La Russia ha appena accusato l’Ucraina di aver compiuto un attacco contro il gasdotto TurkStream senza riuscire a danneggiarlo. Ovviamente se ci fossero problemi a questa o ad altre infrastrutture di approvvigionamento europeo il prezzo del gas ne risentirebbe. Lo stesso potrebbe accadere se le settimane che ci separano dalla primavera saranno troppo fredde.
In Italia sembra esserci una situazione paradossale: nonostante sia ben messa quanto a scorte e approvvigionamenti di gas, ha un prezzo dell’elettricità superiore a quello di altri Paesi europei. Come mai?
Nel nostro Paese molta elettricità è prodotta tramite gas, la maggior parte del quale importato, come del resto è importata anche una quota non trascurabile dell’elettricità stessa, per esempio dalla Francia. Le rinnovabili sono sì cresciute, ma il sistema elettrico italiano resta tirato. A differenza di quanto avviene in altri Paesi, non ci sono fasce orarie con particolare abbondanza di elettricità, dovuta al vento, al sole o al nucleare che favoriscano un abbassamento del prezzo.
Cosa si può fare per migliorare la nostra situazione da questo punto di vista?
Bisogna anzitutto prendere coscienza che si è di fronte a un problema strutturale che non si può risolvere con soluzioni emergenziali. Tuttavia, se già evitassimo di chiudere le centrali a carbone potremmo avere un po’ più di capacità di generazione di elettricità. Come pure si potrebbe fare aumentando la produzione nazionale di gas, oltre che gli impianti di rinnovabili. Occorre poi prendere una decisione sul nucleare, i cui effetti si potrebbero vedere nel medio termine.
Sempre a proposito di elettricità, dallo scorso 1° gennaio è iniziato il processo che gradualmente porterà all’abbandono del prezzo unico nazionale (Pun) per passare a un sistema con prezzi zonali. Si potrà arrivare ad avere bollette differenti a seconda della residenza?

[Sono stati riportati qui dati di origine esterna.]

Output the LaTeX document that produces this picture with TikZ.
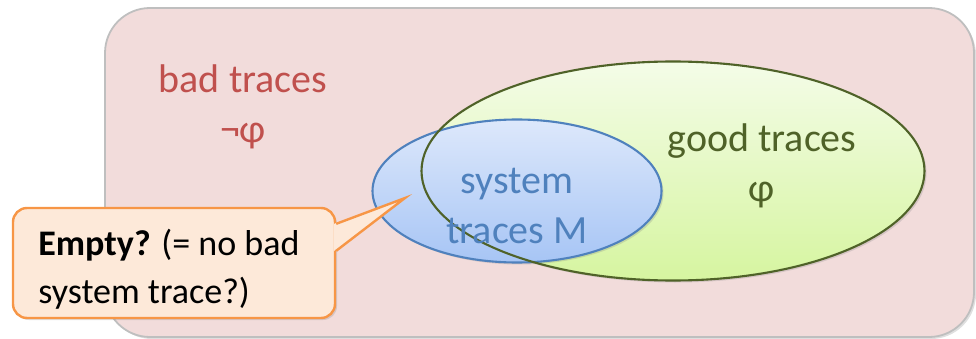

È un’ipotesi ed è difficile anche dire quanto tempo potrebbe volerci per arrivarci. Occorre, però, essere consapevoli che in ogni caso questo sistema non cambierebbe il modo di produrre elettricità nel nostro Paese, anzi focalizzarcisi troppo rischia di distogliere l’attenzione dal problema strutturale poc’anzi ricordato e dalle ragioni per cui ci sono altre nazioni che pagano l’energia meno di noi: gli Stati Uniti perché puntano sul gas, la Cina perché usa il carbone, la Francia perché ha il nucleare e la Spagna perché ha le condizioni climatiche e territoriali, oltre che una base di produzione da nucleare, per sfruttare al meglio le rinnovabili.
Intanto sui media è ricomparso il tema dei prezzi di petrolio e carburanti. Anche in questo caso tra poco potrebbe non parlasene più?
Ci sono state oscillazioni continue con il prezzo del petrolio che è ora intorno agli 80 dollari al barile, quando l’anno scorso era arrivato sopra quota 90 e siamo, quindi, ancora relativamente lontani dai 120 dollari di quasi tre anni fa. Nel 2024 c’è stato e un eccesso di offerta che dovrebbe proseguire, ma potrebbero esserci alcuni fattori in grado di restringerla. In particolare in questi giorni a influire sul prezzo sono il clima rigido negli Stati Uniti, che ha comportato un aumento della domanda per gasolio da riscaldamento, e il timore che la nuova Amministrazione Trump possa imporre sanzioni a Paesi produttori come Iran e Venezuela.